» **DIRECTIONS FOR THIS TASK**: All of the lines below are to be transcribed faithfully, with pictures excluded from the copy.
Begin
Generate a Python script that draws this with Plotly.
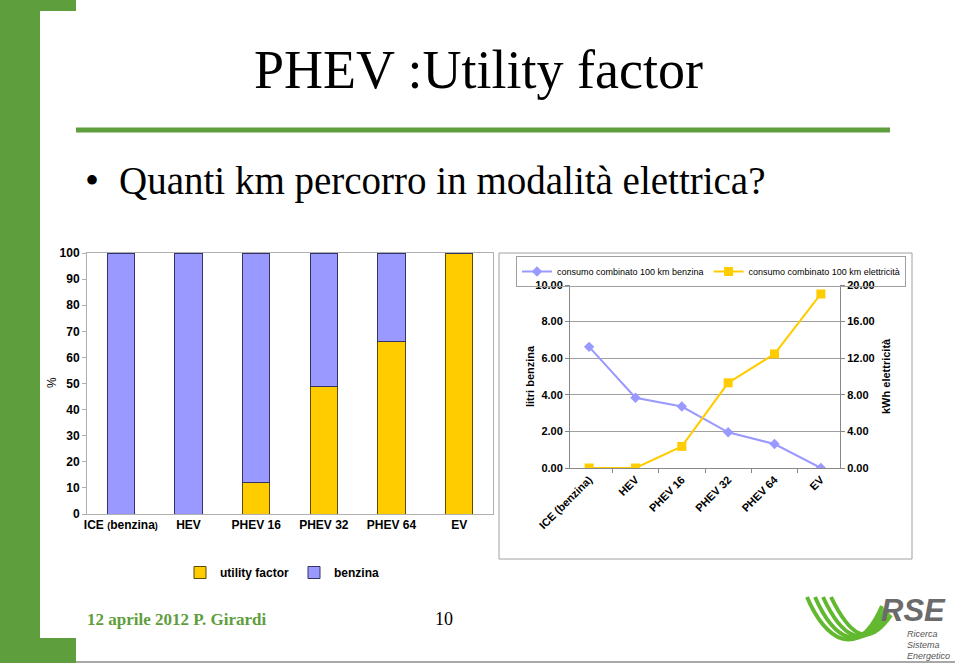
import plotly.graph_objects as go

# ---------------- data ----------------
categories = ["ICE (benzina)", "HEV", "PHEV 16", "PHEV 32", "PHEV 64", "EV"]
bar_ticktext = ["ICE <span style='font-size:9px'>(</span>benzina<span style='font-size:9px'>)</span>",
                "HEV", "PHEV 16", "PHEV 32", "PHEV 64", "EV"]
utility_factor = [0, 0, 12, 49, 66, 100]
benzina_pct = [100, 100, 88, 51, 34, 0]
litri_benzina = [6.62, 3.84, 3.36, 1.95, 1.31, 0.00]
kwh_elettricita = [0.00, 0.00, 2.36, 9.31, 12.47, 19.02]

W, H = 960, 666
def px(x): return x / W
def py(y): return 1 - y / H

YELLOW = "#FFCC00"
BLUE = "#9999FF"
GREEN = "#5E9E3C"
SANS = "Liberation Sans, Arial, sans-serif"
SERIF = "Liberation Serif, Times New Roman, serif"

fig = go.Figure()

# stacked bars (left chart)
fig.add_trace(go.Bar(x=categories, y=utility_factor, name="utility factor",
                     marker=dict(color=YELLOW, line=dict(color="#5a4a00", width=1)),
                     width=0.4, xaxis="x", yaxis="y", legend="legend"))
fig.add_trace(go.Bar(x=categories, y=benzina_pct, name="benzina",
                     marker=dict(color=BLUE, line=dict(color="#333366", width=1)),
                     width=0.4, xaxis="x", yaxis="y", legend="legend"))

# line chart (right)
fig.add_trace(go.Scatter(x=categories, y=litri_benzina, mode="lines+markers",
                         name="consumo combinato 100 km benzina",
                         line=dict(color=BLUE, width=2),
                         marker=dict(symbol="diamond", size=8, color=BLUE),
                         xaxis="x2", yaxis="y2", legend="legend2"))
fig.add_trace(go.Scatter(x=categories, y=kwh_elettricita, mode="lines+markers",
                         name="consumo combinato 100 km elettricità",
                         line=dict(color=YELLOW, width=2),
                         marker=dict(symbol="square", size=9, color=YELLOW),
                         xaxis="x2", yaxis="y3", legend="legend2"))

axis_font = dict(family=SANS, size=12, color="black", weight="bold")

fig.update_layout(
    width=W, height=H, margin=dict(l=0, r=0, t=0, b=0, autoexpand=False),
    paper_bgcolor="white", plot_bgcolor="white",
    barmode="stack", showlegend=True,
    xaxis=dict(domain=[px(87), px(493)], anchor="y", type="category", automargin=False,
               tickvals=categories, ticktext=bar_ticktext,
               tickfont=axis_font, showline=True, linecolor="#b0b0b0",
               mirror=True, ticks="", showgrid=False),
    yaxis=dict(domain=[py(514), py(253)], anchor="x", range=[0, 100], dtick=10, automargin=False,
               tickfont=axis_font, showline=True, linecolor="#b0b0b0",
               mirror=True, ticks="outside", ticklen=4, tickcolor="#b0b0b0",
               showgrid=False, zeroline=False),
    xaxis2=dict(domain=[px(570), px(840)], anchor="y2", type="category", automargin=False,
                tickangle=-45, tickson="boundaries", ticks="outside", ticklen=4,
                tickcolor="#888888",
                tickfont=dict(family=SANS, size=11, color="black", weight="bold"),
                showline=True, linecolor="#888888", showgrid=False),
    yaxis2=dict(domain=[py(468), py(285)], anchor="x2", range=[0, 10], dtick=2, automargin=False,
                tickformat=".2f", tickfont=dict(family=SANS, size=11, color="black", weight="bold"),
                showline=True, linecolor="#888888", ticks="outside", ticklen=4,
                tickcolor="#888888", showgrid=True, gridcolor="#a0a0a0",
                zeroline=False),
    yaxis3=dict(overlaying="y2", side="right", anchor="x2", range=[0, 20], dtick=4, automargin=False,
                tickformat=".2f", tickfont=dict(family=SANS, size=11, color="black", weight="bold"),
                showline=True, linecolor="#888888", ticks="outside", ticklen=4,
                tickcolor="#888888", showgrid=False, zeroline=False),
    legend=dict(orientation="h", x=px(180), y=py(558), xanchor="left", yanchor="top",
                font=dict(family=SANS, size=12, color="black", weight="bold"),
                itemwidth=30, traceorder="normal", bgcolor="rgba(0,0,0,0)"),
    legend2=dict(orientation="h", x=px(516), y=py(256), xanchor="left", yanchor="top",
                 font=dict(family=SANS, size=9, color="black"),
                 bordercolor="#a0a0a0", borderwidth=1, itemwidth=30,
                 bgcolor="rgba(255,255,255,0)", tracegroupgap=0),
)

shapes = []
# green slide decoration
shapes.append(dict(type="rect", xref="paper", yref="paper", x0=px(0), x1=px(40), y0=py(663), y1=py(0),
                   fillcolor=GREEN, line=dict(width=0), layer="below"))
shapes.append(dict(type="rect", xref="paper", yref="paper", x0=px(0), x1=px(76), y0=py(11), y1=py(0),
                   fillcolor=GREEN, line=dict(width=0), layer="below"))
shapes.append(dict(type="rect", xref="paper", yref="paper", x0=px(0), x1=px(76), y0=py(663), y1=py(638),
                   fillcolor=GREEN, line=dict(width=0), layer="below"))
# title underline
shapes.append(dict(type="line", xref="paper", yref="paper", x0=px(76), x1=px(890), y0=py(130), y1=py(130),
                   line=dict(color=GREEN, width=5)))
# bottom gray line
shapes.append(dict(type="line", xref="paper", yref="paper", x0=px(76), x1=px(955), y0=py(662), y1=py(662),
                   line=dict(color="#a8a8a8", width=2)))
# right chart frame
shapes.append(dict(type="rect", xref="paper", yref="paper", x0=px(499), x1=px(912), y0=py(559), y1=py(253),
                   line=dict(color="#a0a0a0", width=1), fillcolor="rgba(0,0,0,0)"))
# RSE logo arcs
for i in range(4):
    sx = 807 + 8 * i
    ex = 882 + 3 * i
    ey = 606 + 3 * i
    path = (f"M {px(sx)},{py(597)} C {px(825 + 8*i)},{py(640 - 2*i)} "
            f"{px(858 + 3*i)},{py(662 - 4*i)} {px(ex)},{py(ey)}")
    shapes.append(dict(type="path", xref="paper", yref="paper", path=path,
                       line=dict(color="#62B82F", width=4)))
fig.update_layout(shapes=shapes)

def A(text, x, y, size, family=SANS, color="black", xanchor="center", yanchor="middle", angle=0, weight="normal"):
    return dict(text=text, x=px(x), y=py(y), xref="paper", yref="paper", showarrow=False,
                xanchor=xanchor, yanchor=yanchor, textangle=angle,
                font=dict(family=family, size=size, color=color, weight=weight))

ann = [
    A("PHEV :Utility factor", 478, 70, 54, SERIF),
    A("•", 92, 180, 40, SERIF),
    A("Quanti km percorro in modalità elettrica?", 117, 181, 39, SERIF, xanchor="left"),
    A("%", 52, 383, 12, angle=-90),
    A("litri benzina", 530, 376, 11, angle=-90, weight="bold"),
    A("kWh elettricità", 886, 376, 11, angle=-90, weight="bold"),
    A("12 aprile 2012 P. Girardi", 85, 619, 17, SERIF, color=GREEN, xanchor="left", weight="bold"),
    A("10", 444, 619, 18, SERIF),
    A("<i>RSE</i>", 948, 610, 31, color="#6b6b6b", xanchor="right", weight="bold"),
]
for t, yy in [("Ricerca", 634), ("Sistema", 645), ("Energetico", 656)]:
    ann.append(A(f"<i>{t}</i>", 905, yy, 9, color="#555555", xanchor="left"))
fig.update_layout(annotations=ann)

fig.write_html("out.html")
End
» **RESULT OF THIS TASK**:
Generate a Python script that draws this with Plotly.
import plotly.graph_objects as go

# ---------------- data ----------------
categories = ["ICE (benzina)", "HEV", "PHEV 16", "PHEV 32", "PHEV 64", "EV"]
bar_ticktext = ["ICE <span style='font-size:9px'>(</span>benzina<span style='font-size:9px'>)</span>",
                "HEV", "PHEV 16", "PHEV 32", "PHEV 64", "EV"]
utility_factor = [0, 0, 12, 49, 66, 100]
benzina_pct = [100, 100, 88, 51, 34, 0]
litri_benzina = [6.62, 3.84, 3.36, 1.95, 1.31, 0.00]
kwh_elettricita = [0.00, 0.00, 2.36, 9.31, 12.47, 19.02]

W, H = 960, 666
def px(x): return x / W
def py(y): return 1 - y / H

YELLOW = "#FFCC00"
BLUE = "#9999FF"
GREEN = "#5E9E3C"
SANS = "Liberation Sans, Arial, sans-serif"
SERIF = "Liberation Serif, Times New Roman, serif"

fig = go.Figure()

# stacked bars (left chart)
fig.add_trace(go.Bar(x=categories, y=utility_factor, name="utility factor",
                     marker=dict(color=YELLOW, line=dict(color="#5a4a00", width=1)),
                     width=0.4, xaxis="x", yaxis="y", legend="legend"))
fig.add_trace(go.Bar(x=categories, y=benzina_pct, name="benzina",
                     marker=dict(color=BLUE, line=dict(color="#333366", width=1)),
                     width=0.4, xaxis="x", yaxis="y", legend="legend"))

# line chart (right)
fig.add_trace(go.Scatter(x=categories, y=litri_benzina, mode="lines+markers",
                         name="consumo combinato 100 km benzina",
                         line=dict(color=BLUE, width=2),
                         marker=dict(symbol="diamond", size=8, color=BLUE),
                         xaxis="x2", yaxis="y2", legend="legend2"))
fig.add_trace(go.Scatter(x=categories, y=kwh_elettricita, mode="lines+markers",
                         name="consumo combinato 100 km elettricità",
                         line=dict(color=YELLOW, width=2),
                         marker=dict(symbol="square", size=9, color=YELLOW),
                         xaxis="x2", yaxis="y3", legend="legend2"))

axis_font = dict(family=SANS, size=12, color="black", weight="bold")

fig.update_layout(
    width=W, height=H, margin=dict(l=0, r=0, t=0, b=0, autoexpand=False),
    paper_bgcolor="white", plot_bgcolor="white",
    barmode="stack", showlegend=True,
    xaxis=dict(domain=[px(87), px(493)], anchor="y", type="category", automargin=False,
               tickvals=categories, ticktext=bar_ticktext,
               tickfont=axis_font, showline=True, linecolor="#b0b0b0",
               mirror=True, ticks="", showgrid=False),
    yaxis=dict(domain=[py(514), py(253)], anchor="x", range=[0, 100], dtick=10, automargin=False,
               tickfont=axis_font, showline=True, linecolor="#b0b0b0",
               mirror=True, ticks="outside", ticklen=4, tickcolor="#b0b0b0",
               showgrid=False, zeroline=False),
    xaxis2=dict(domain=[px(570), px(840)], anchor="y2", type="category", automargin=False,
                tickangle=-45, tickson="boundaries", ticks="outside", ticklen=4,
                tickcolor="#888888",
                tickfont=dict(family=SANS, size=11, color="black", weight="bold"),
                showline=True, linecolor="#888888", showgrid=False),
    yaxis2=dict(domain=[py(468), py(285)], anchor="x2", range=[0, 10], dtick=2, automargin=False,
                tickformat=".2f", tickfont=dict(family=SANS, size=11, color="black", weight="bold"),
                showline=True, linecolor="#888888", ticks="outside", ticklen=4,
                tickcolor="#888888", showgrid=True, gridcolor="#a0a0a0",
                zeroline=False),
    yaxis3=dict(overlaying="y2", side="right", anchor="x2", range=[0, 20], dtick=4, automargin=False,
                tickformat=".2f", tickfont=dict(family=SANS, size=11, color="black", weight="bold"),
                showline=True, linecolor="#888888", ticks="outside", ticklen=4,
                tickcolor="#888888", showgrid=False, zeroline=False),
    legend=dict(orientation="h", x=px(180), y=py(558), xanchor="left", yanchor="top",
                font=dict(family=SANS, size=12, color="black", weight="bold"),
                itemwidth=30, traceorder="normal", bgcolor="rgba(0,0,0,0)"),
    legend2=dict(orientation="h", x=px(516), y=py(256), xanchor="left", yanchor="top",
                 font=dict(family=SANS, size=9, color="black"),
                 bordercolor="#a0a0a0", borderwidth=1, itemwidth=30,
                 bgcolor="rgba(255,255,255,0)", tracegroupgap=0),
)

shapes = []
# green slide decoration
shapes.append(dict(type="rect", xref="paper", yref="paper", x0=px(0), x1=px(40), y0=py(663), y1=py(0),
                   fillcolor=GREEN, line=dict(width=0), layer="below"))
shapes.append(dict(type="rect", xref="paper", yref="paper", x0=px(0), x1=px(76), y0=py(11), y1=py(0),
                   fillcolor=GREEN, line=dict(width=0), layer="below"))
shapes.append(dict(type="rect", xref="paper", yref="paper", x0=px(0), x1=px(76), y0=py(663), y1=py(638),
                   fillcolor=GREEN, line=dict(width=0), layer="below"))
# title underline
shapes.append(dict(type="line", xref="paper", yref="paper", x0=px(76), x1=px(890), y0=py(130), y1=py(130),
                   line=dict(color=GREEN, width=5)))
# bottom gray line
shapes.append(dict(type="line", xref="paper", yref="paper", x0=px(76), x1=px(955), y0=py(662), y1=py(662),
                   line=dict(color="#a8a8a8", width=2)))
# right chart frame
shapes.append(dict(type="rect", xref="paper", yref="paper", x0=px(499), x1=px(912), y0=py(559), y1=py(253),
                   line=dict(color="#a0a0a0", width=1), fillcolor="rgba(0,0,0,0)"))
# RSE logo arcs
for i in range(4):
    sx = 807 + 8 * i
    ex = 882 + 3 * i
    ey = 606 + 3 * i
    path = (f"M {px(sx)},{py(597)} C {px(825 + 8*i)},{py(640 - 2*i)} "
            f"{px(858 + 3*i)},{py(662 - 4*i)} {px(ex)},{py(ey)}")
    shapes.append(dict(type="path", xref="paper", yref="paper", path=path,
                       line=dict(color="#62B82F", width=4)))
fig.update_layout(shapes=shapes)

def A(text, x, y, size, family=SANS, color="black", xanchor="center", yanchor="middle", angle=0, weight="normal"):
    return dict(text=text, x=px(x), y=py(y), xref="paper", yref="paper", showarrow=False,
                xanchor=xanchor, yanchor=yanchor, textangle=angle,
                font=dict(family=family, size=size, color=color, weight=weight))

ann = [
    A("PHEV :Utility factor", 478, 70, 54, SERIF),
    A("•", 92, 180, 40, SERIF),
    A("Quanti km percorro in modalità elettrica?", 117, 181, 39, SERIF, xanchor="left"),
    A("%", 52, 383, 12, angle=-90),
    A("litri benzina", 530, 376, 11, angle=-90, weight="bold"),
    A("kWh elettricità", 886, 376, 11, angle=-90, weight="bold"),
    A("12 aprile 2012 P. Girardi", 85, 619, 17, SERIF, color=GREEN, xanchor="left", weight="bold"),
    A("10", 444, 619, 18, SERIF),
    A("<i>RSE</i>", 948, 610, 31, color="#6b6b6b", xanchor="right", weight="bold"),
]
for t, yy in [("Ricerca", 634), ("Sistema", 645), ("Energetico", 656)]:
    ann.append(A(f"<i>{t}</i>", 905, yy, 9, color="#555555", xanchor="left"))
fig.update_layout(annotations=ann)

fig.write_html("out.html")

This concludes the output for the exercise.